U.N. climate report – According to a new report from UN Climate Change released Wednesday, current pledges to cut greenhouse gas emissions put the planet on course to blow past the limit for global warming countries agreed to in the 2015 Paris climate accord. The latest estimate, based on 193 national emissions targets, would see temperatures rise to 2.5 degrees Celsius (4.5 Fahrenheit) above pre-industrial averages by the end of the century. That’s a full degree higher than the ambitious goal set in the Paris pact to limit warming by 1.5 C (2.7 F).

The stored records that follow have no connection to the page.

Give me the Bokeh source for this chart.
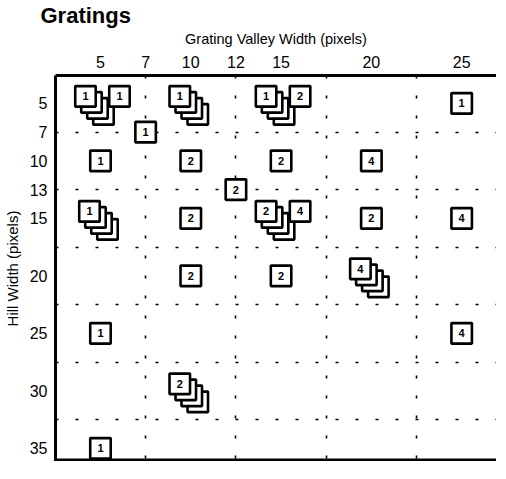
from bokeh.plotting import figure
from bokeh.models import FixedTicker, Range1d, ColumnDataSource, Title
from bokeh.core.properties import value
from bokeh.embed import file_html
from bokeh.resources import INLINE

# ---- axis categories ----
valley_cols = [5, 10, 15, 20, 25]              # main columns
valley_ticks = [5, 7, 10, 12, 15, 20, 25]      # tick labels (7, 12 sit on cell borders)
hill_rows = [5, 10, 15, 20, 25, 30, 35]        # main rows
hill_ticks = [5, 7, 10, 13, 15, 20, 25, 30, 35]

# ---- data: one entry per grating mark ----
g_valley = [5, 5, 10, 15, 15, 25,
            7,
            5, 10, 15, 20,
            12,
            5, 10, 15, 15, 20, 25,
            10, 15, 20,
            5, 25,
            10,
            5]
g_hill = [5, 5, 5, 5, 5, 5,
          7,
          10, 10, 10, 10,
          13,
          15, 15, 15, 15, 15, 15,
          20, 20, 20,
          25, 25,
          30,
          35]
g_label = ["1", "1", "1", "1", "2", "1",
           "1",
           "1", "2", "2", "4",
           "2",
           "1", "2", "2", "4", "2", "4",
           "2", "2", "4",
           "1", "4",
           "2",
           "1"]
g_layers = [4, 1, 4, 4, 1, 1,
            1,
            1, 1, 1, 1,
            1,
            4, 1, 4, 1, 1, 1,
            1, 1, 4,
            1, 1,
            4,
            1]

FONT = "Liberation Sans"


def to_pos(v, mains):
    if v in mains:
        return float(mains.index(v))
    for i in range(len(mains) - 1):
        if mains[i] < v < mains[i + 1]:
            return i + 0.5
    return float("nan")


# ---- figure geometry ----
FW, FH = 441, 386
B_LEFT, B_RIGHT, B_TOP, B_BOTTOM = 49, 0, 70, 0
x0 = -0.498
x1 = x0 + FW / 90.3
y0 = -0.484
y1 = y0 + FH / 57.5
kx = (x1 - x0) / FW   # data units per screen px
ky = (y1 - y0) / FH

p = figure(frame_width=FW, frame_height=FH, output_backend="svg", toolbar_location=None,
           x_range=Range1d(x0, x1), y_range=Range1d(y1, y0),
           x_axis_location="above", min_border_left=B_LEFT, min_border_right=B_RIGHT,
           min_border_top=B_TOP, min_border_bottom=B_BOTTOM)
p.outline_line_color = None
p.background_fill_color = "white"
p.border_fill_color = "white"

p.title = Title(text="Gratings", align="left", offset=-15, text_font=FONT,
                text_font_size="22px", text_font_style="bold", standoff=0,
                text_color="black")

# axes
xa = p.xaxis[0]
xa.ticker = FixedTicker(ticks=[to_pos(v, valley_cols) for v in valley_ticks])
xa.major_label_overrides = {to_pos(v, valley_cols): str(v) for v in valley_ticks}
xa.axis_label = "Grating Valley Width (pixels)"
ya = p.yaxis[0]
ya.ticker = FixedTicker(ticks=[to_pos(v, hill_rows) for v in hill_ticks])
ya.major_label_overrides = {to_pos(v, hill_rows): str(v) for v in hill_ticks}
ya.axis_label = "Hill Width (pixels)"

for ax in (xa, ya):
    ax.major_tick_out = 0
    ax.major_tick_in = 0
    ax.minor_tick_out = 0
    ax.minor_tick_in = 0
    ax.axis_line_width = 3
    ax.axis_line_color = "black"
    ax.major_label_text_font = FONT
    ax.major_label_text_font_size = "16px"
    ax.major_label_text_color = "black"
    ax.axis_label_text_font = FONT
    ax.axis_label_text_font_style = "normal"
    ax.axis_label_text_color = "black"
xa.axis_label_text_font_size = "14.5px"
ya.axis_label_text_font_size = "15px"
xa.major_label_standoff = 8
xa.axis_label_standoff = 6
ya.major_label_standoff = 8
ya.axis_label_standoff = 6

# bottom edge of the frame (the lower border of the plot box)
p.hspan(y=[y1], line_width=6, line_color="black")

# grid lines at borders between main categories
xb = [i + 0.5 for i in range(len(valley_cols) - 1)]
yb = [i + 0.5 for i in range(len(hill_rows) - 1)]
p.xgrid.ticker = FixedTicker(ticks=xb)
p.ygrid.ticker = FixedTicker(ticks=yb)
for g in (p.xgrid[0], p.ygrid[0]):
    g.grid_line_color = "black"
    g.grid_line_width = 1.6
    g.grid_line_dash = "3 17"
    g.grid_line_alpha = 1.0

# ---- layout of marks inside each cell (screen px offsets) ----
cells = {}
for i, (v, h) in enumerate(zip(g_valley, g_hill)):
    cells.setdefault((v, h), []).append(i)

fx, fy = [0.0] * len(g_label), [0.0] * len(g_label)
for (v, h), idx in cells.items():
    cx, cy = to_pos(v, valley_cols), to_pos(h, hill_rows)
    if len(idx) == 1:
        i = idx[0]
        ox, oy = (-11, -7) if g_layers[i] > 1 else (0, 0)
        fx[i], fy[i] = cx + ox * kx, cy + oy * ky
    else:
        for i, ox in zip(idx, (-15, 19)):
            fx[i], fy[i] = cx + ox * kx, cy - 7 * ky

STEP = 6  # px shift of each layer in a stack
SQ = 20.5
for layer in (3, 2, 1):
    xs = [fx[i] + layer * STEP * kx for i in range(len(g_label)) if g_layers[i] > layer]
    ys = [fy[i] + layer * STEP * ky for i in range(len(g_label)) if g_layers[i] > layer]
    p.scatter(xs, ys, marker="square", size=SQ, fill_color="white",
              line_color="black", line_width=2.6)

src = ColumnDataSource(dict(x=fx, y=fy, label=g_label))
p.scatter("x", "y", source=src, marker="square", size=SQ, fill_color="white",
          line_color="black", line_width=2.6)
p.text("x", "y", text="label", source=src, text_font=value(FONT),
       text_font_size="11px", text_font_style="bold", text_align="center",
       text_baseline="middle", text_color="black")

open("out.html", "w").write(file_html(p, INLINE))
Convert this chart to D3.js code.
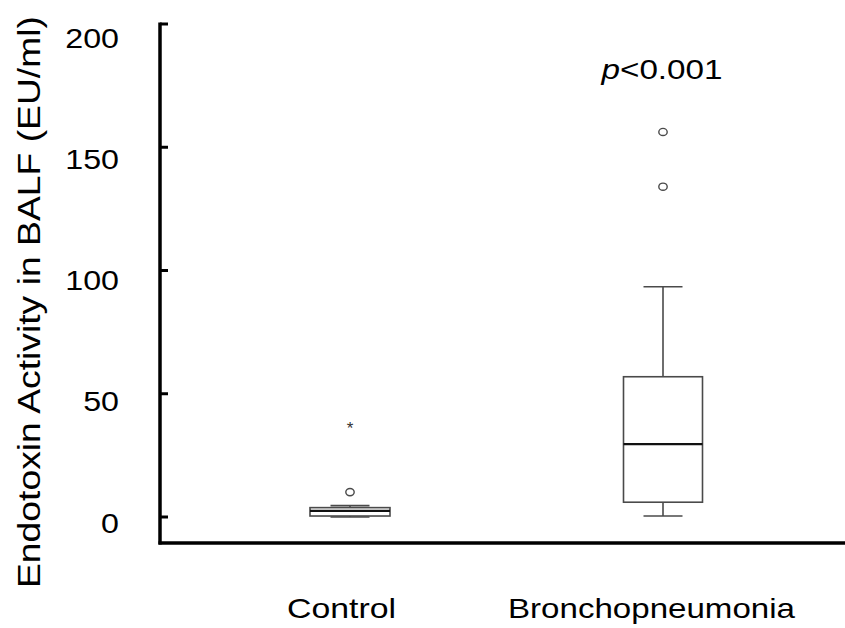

“We are still nowhere near the scale and pace of emission reductions required to put us on track toward a 1.5 degrees Celsius world,” UN Climate Change Executive Secretary Simon Stiell said in a statement. “To keep this goal alive, national governments need to strengthen their climate action plans now and implement them in the next eight years.”
Joint warning to North Korea – Following a Wednesday meeting, the United States, Japan and South Korea warned that an “unparalleled” scale of response would be warranted if North Korea conducts a seventh nuclear bomb test. If that happens, it would be the first such test from North Korea since 2017.
“North Korea’s strengthening of its nuclear missile activities, including the recent extremely high frequency of ballistic missile launches, poses a clear and serious challenge to the international community,” Japanese Vice Foreign Minister Takeo Mori said Wednesday. “On that basis, we agreed to further strengthen the deterrence and coping capabilities of the Japan-U.S. and U.S.-South Korea alliances, and to further promote trilateral security cooperation.”
Inhalable COVID-19 vaccine – In what appears to be a world first, the Chinese city of Shanghai started administering an inhalable COVID-19 vaccine on Wednesday. It’s being offered for free as a booster dose for previously vaccinated individuals, according to an announcement posted on an official city social media account.
“It was like drinking a cup of milk tea,” a Shanghai resident identifying himself as “Mr. Chen” said. “When I breathed it in, it tasted a bit sweet.”
China doesn’t have vaccine mandates. However, the country wants more people to get booster shots before it relaxes its controversial “zero-COVID” policy.